The classical von Neumann machine is divided into a CPU and main memory. The CPU is further divided into a control unit and an arithmetic logic unit (ALU). Both data and program memory are stored in a separate memory area, and have to be moved to the CPU in order to do any computation. The wires used to transport the data and program are collectively referred to as the bus. The larger the bus, the more data can be transported simultaneously. Unfortunately, no matter how wide the bus, the CPU can only process one calculation at a time. The von Neumann Bottleneck is the limitation of transfer of data and instructions between memory and the CPU: no matter how fast we make our CPUs, the speed of execution is limited by the rate at which we can transfer information between main memory and the CPU.
Piplining¶
The first solution to the von Neumann bottleneck was the idea of pipelining. Pipelining is the architecting of a computer and its program into functional units, such that calculations which do not depend on each other can be done concurrently. If the circuits of the CPU are split up, then in theory, the CPU can act like more than one CPU.
SIMD Systems¶
A pure SIMD system has only one processor, or CPU, to control, and has many subordinate ALUs. With each instruction cycle, the CPU broadcasts a single instruction to all the subordinate processors, which either executed the instruction or is idle. For example, if we have two vectors of length 1000, we could theoretically add them by distributing their data among the ALUs, and concurrently processing the data. If 1000 is not evenly divisible by the number of ALU’s, then some are going to have to process more data than the others. Thus, as the few ALUs with extra information to process are working, the other ALU’s must sit idle, since they are receiving the same instructions from the master CPU.
General MIMD¶
The main difference between MIMD and SIMD systems are that the MIMD systems consist of processors which are autonomous, or self-governing. Each process is a fully implemented CPU with its own program memory. Each processor is capable of executing its own program in its own space. It is like having completely separate computers, but which work together. Unlike SIMD systems, MIMD systems are asynchronous, meaning that there is no global clock issuing instructions at regular intervals across all processors anymore. This gives rise to greater flexibility in programming, and greater complexity to manage.
Message Passing¶
The most commonly used method of programming distributed-memory MIMD systems is message passing, or some variant of message passing. In basic message passing, the processes coordinate their activities by explicitly sending and receiving messages, For example, at its most basic, the Message Passing Interface (MPI) provides a function for sending a message, MPI_Send
, and a function for receiving a message, MPI_Receive
.
There are several issues to address here. First, note that the commands being executed by process a are going to be different from process b. Thus we could actually write two separate computer programs in different files to accomplish this. However, the most common method today has become to write both processes into one program and to control which lines of execution get assigned to which process. This means that there is only one file of code and that the code is written to assign certain lines to certain processors. This approach to MIMD systems is called single-program multiple-data (SPMD). In SPMD programs, the effect of running different programs is obtained by the use of conditional branches within the source code.

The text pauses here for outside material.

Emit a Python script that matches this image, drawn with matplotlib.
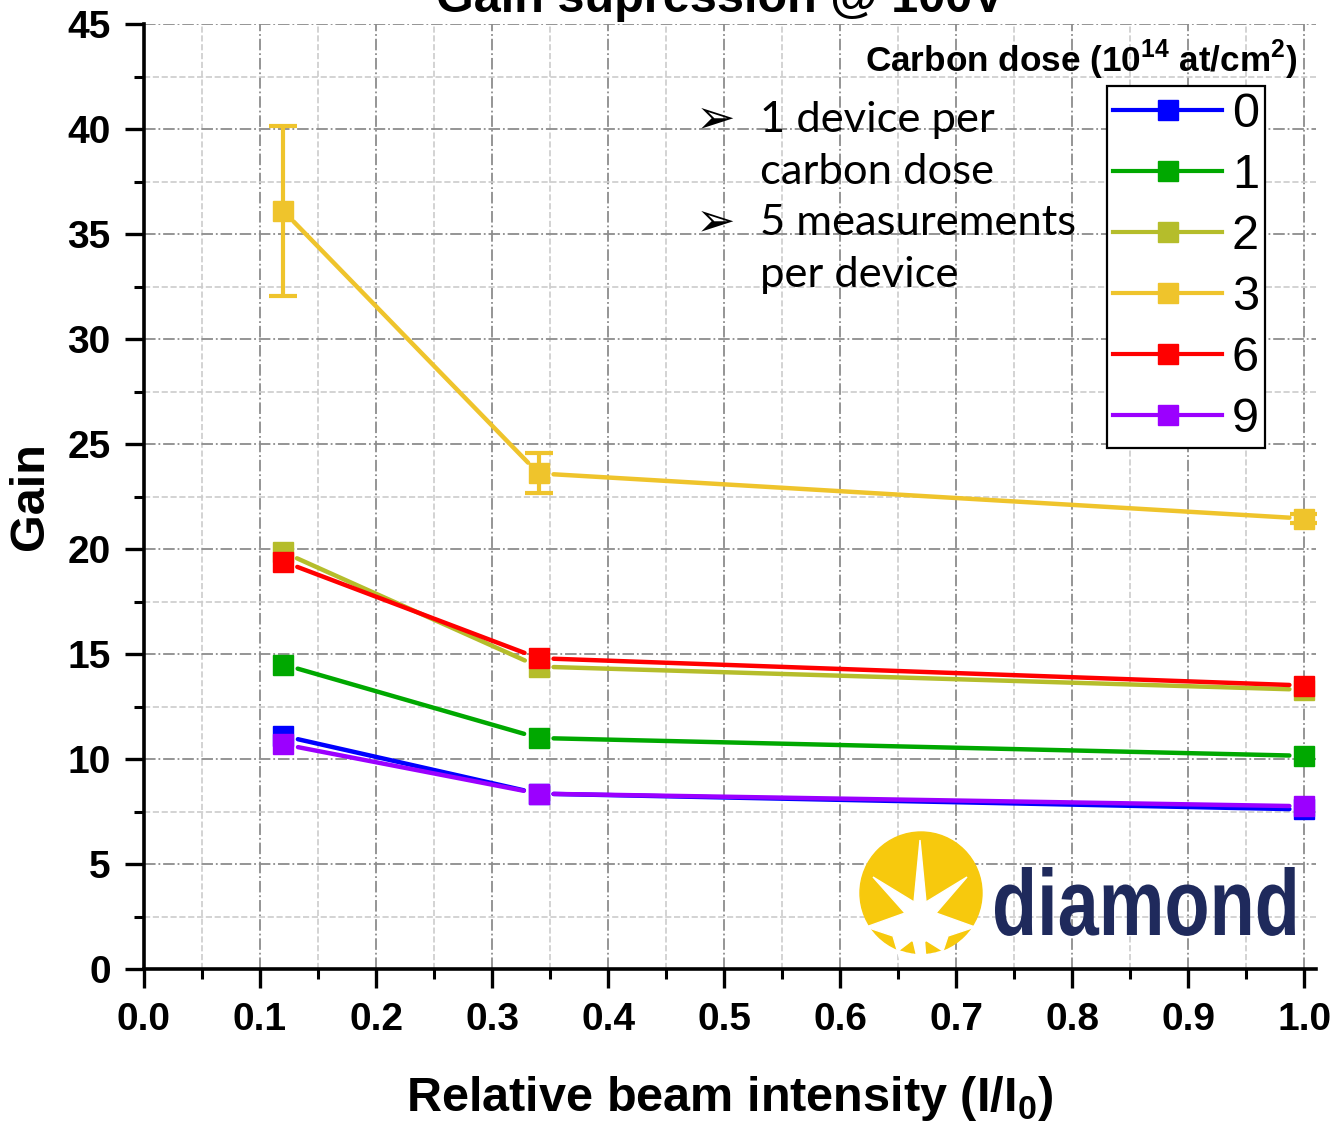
import matplotlib
matplotlib.use('Agg')
import matplotlib.pyplot as plt
from matplotlib.patches import Circle, Polygon, PathPatch
from matplotlib.ticker import MultipleLocator
from matplotlib.textpath import TextPath
from matplotlib.font_manager import FontProperties
from matplotlib.transforms import Affine2D
import numpy as np

plt.rcParams['font.family'] = ['Liberation Sans', 'DejaVu Sans']
plt.rcParams['mathtext.fontset'] = 'custom'
plt.rcParams['mathtext.rm'] = 'Liberation Sans:bold'
plt.rcParams['mathtext.bf'] = 'Liberation Sans:bold'

# relative beam intensity (I/I0)
intensity = [0.12, 0.34, 1.0]

# gain per carbon dose (10^14 at/cm^2)
doses = ['0', '1', '2', '3', '6', '9']
gain_0 = [11.1, 8.35, 7.6]
gain_1 = [14.5, 11.0, 10.15]
gain_2 = [19.85, 14.4, 13.3]
gain_3 = [36.1, 23.6, 21.45]
gain_6 = [19.4, 14.8, 13.5]
gain_9 = [10.7, 8.35, 7.75]
err_3 = [4.05, 0.95, 0.2]

gains = [gain_0, gain_1, gain_2, gain_3, gain_6, gain_9]
colors = ['#0000ff', '#00a800', '#b5bd2b', '#efc42c', '#ff0000', '#9b00ff']

W, H = 1334, 1123
fig = plt.figure(figsize=(W / 100, H / 100), dpi=100)
ax = fig.add_axes([144 / W, 1 - 969 / H, 1172 / W, 945 / H])
ax.set_xlim(0, 1.01)
ax.set_ylim(0, 45)

ax.xaxis.set_minor_locator(MultipleLocator(0.05))
ax.yaxis.set_major_locator(MultipleLocator(5))
ax.yaxis.set_minor_locator(MultipleLocator(2.5))
ax.set_xticks(np.arange(0, 1.01, 0.1))
ax.set_xticklabels(['%.1f' % v for v in np.arange(0, 1.01, 0.1)])

ax.grid(which='major', color='#8c8c8c', linestyle='-.', linewidth=1.3)
ax.grid(which='minor', color='#cccccc', linestyle='--', linewidth=1.2)
ax.set_axisbelow(True)

for side in ['top', 'right']:
    ax.spines[side].set_visible(False)
for side in ['left', 'bottom']:
    ax.spines[side].set_linewidth(2.6)
ax.tick_params(which='major', direction='out', length=14, width=2.4,
               labelsize=28, pad=10)
ax.tick_params(which='minor', direction='out', length=7, width=2.2)
for lab in ax.get_xticklabels() + ax.get_yticklabels():
    lab.set_fontweight('bold')


def gapped_line(xs, ys, color, gap=15):
    # line segments stopping short of the markers
    pts = ax.transData.transform(np.column_stack([xs, ys]))
    inv = ax.transData.inverted()
    for p0, p1 in zip(pts[:-1], pts[1:]):
        d = p1 - p0
        u = d / np.hypot(*d)
        a = inv.transform(p0 + u * gap)
        b = inv.transform(p1 - u * gap)
        ax.plot([a[0], b[0]], [a[1], b[1]], color=color, linewidth=3.2,
                solid_capstyle='round', zorder=3)


handles = []
for label, g, c in zip(doses, gains, colors):
    gapped_line(intensity, g, c)
    if label == '3':
        ax.errorbar(intensity, g, yerr=err_3, fmt='none', ecolor=c,
                    elinewidth=3, capsize=10, capthick=3, zorder=3)
    ax.plot(intensity, g, linestyle='none', marker='s', markersize=14,
            color=c, markeredgecolor=c, zorder=4)
    h, = ax.plot([], [], color=c, linewidth=3, marker='s', markersize=14,
                 markeredgecolor=c, label=label)
    handles.append(h)

leg = ax.legend(handles=handles, loc='upper left',
                bbox_to_anchor=(1107 / W, 1 - 86 / H),
                bbox_transform=fig.transFigure, borderaxespad=0,
                fontsize=35, frameon=True, fancybox=False, framealpha=1,
                edgecolor='black', handlelength=2.25, handletextpad=0.2,
                labelspacing=0.33, borderpad=0.12)
leg.get_frame().set_linewidth(1.6)
leg.set_zorder(6)

fig.text(1297 / W, 1 - 60 / H, r'Carbon dose (10$^{14}$ at/cm$^{2}$)',
         fontsize=25.3, fontweight='bold', ha='right', va='center')

ax.set_xlabel(r'Relative beam intensity (I/I$_{0}$)', fontsize=35,
              fontweight='bold', labelpad=26)
ax.set_ylabel('Gain', fontsize=35, fontweight='bold', labelpad=10)
fig.text(720 / W, 1 - 12 / H, 'Gain supression @ 100V', fontsize=35,
         fontweight='bold', ha='center', va='baseline')

# notes
note_lines = ['1 device per', 'carbon dose', '5 measurements', 'per device']
note_y = [120, 172, 223, 275]
for txt, yy in zip(note_lines, note_y):
    fig.text(760 / W, 1 - yy / H, txt, fontsize=31.3,
             family=['Lato', 'DejaVu Sans'], ha='left', va='center')
for yy in [note_y[0], note_y[2]]:
    fig.text(716 / W, 1 - yy / H, '\u27a2', fontsize=34,
             family=['DejaVu Sans'], ha='center', va='center')

# diamond logo, drawn in pixel units
lx0, lx1, ly0, ly1 = 850, 1310, 825, 962
lax = fig.add_axes([lx0 / W, 1 - ly1 / H, (lx1 - lx0) / W, (ly1 - ly0) / H])
lax.set_xlim(lx0, lx1)
lax.set_ylim(ly1, ly0)
lax.axis('off')
disc = Circle((921, 893), 61, color='#f7c90d', zorder=1)
lax.add_patch(disc)
burst = Polygon([(914, 902), (920, 840), (926, 902), (967, 877), (936, 913),
                 (975, 927), (948, 936), (940, 960), (900, 960), (893, 936),
                 (866, 927), (905, 913), (873, 877)],
                closed=True, color='white', zorder=2)
lax.add_patch(burst)
for tri in [[(899, 952), (912, 942), (915, 955)],
            [(926, 942), (942, 952), (927, 955)]]:
    p = Polygon(tri, closed=True, color='#f7c90d', zorder=3)
    p.set_clip_path(disc)
    lax.add_patch(p)

# wordmark, stretched to fill its box
word = TextPath((0, 0), 'diamond', size=10,
                prop=FontProperties(family='Liberation Sans', weight='bold'))
ext = word.get_extents()
sx = 300 / ext.width
sy = 68 / ext.y1
word_tf = Affine2D().translate(-ext.x0, 0).scale(sx, -sy).translate(995, 935)
lax.add_patch(PathPatch(word_tf.transform_path(word), color='#1f2a5c',
                        linewidth=0, zorder=2))

fig.savefig('out.png', dpi=100)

MPI: the Message Passing Interface¶
MPI was developed out of the need for standardization of programming parallel systems. MPI is different than other approaches in that it does not specify a ne language. Rather, MPI specifies a library of functions–the syntax and sematics of message passing routines–that can be called from the main scientific programming languages: C, Fortran, C++, and (as we will demonstrate in this tutorial) Python. MPI provides a very powerful and very general way of expressing parallelism. It is however, to use an analogy “the assemply language of parallel computing,” because of this generality and the detail that it forces the programmer to deal with. 1 In spite of this apparent drawback, MPI is important because it is the first portable and universally available standard for programming parallel systems and the de facto standard. That is, MPI makes it possible for programmers to develop portable, parallel software libraries. It is worth reemphasizing, one of the most important contributions of MPI is its support for parallel libraries. 2 Until recently, one of the biggest problems in parallel computing was the lack of software. However, parallel software is growing faster thanks in large part to this standardization. At the end of this manual we will discuss how this is accomplished (through MPI communicators) and then we will breifly discuss some of the more well-known parallel software libraries.
Exercises¶
Provide a concise definition of MPI.
Most modern personal computers now have multicore processors. In order to take advantage of the extra available computational power, a single program must be specially designed. Programs that are designed for these multicore processors are also “parallel” programs, typically written using POSIX ® threads or openMP. MPI, on the other hand, is designed with a different kind of architecture in mind. How does the architecture of a system for which MPI is designed differ what POSIX ® threads or openMP is designed for? What is the difference between MPI and openMP or Pthreads?
List two different implementations of MPI.
Determine what implementation of MPI is running on the machine you are using. (Note that mpi4py must be built on top an MPI distrubtion like MPICH or openMPI. What implementation is mpi4py built on top of on you machine?)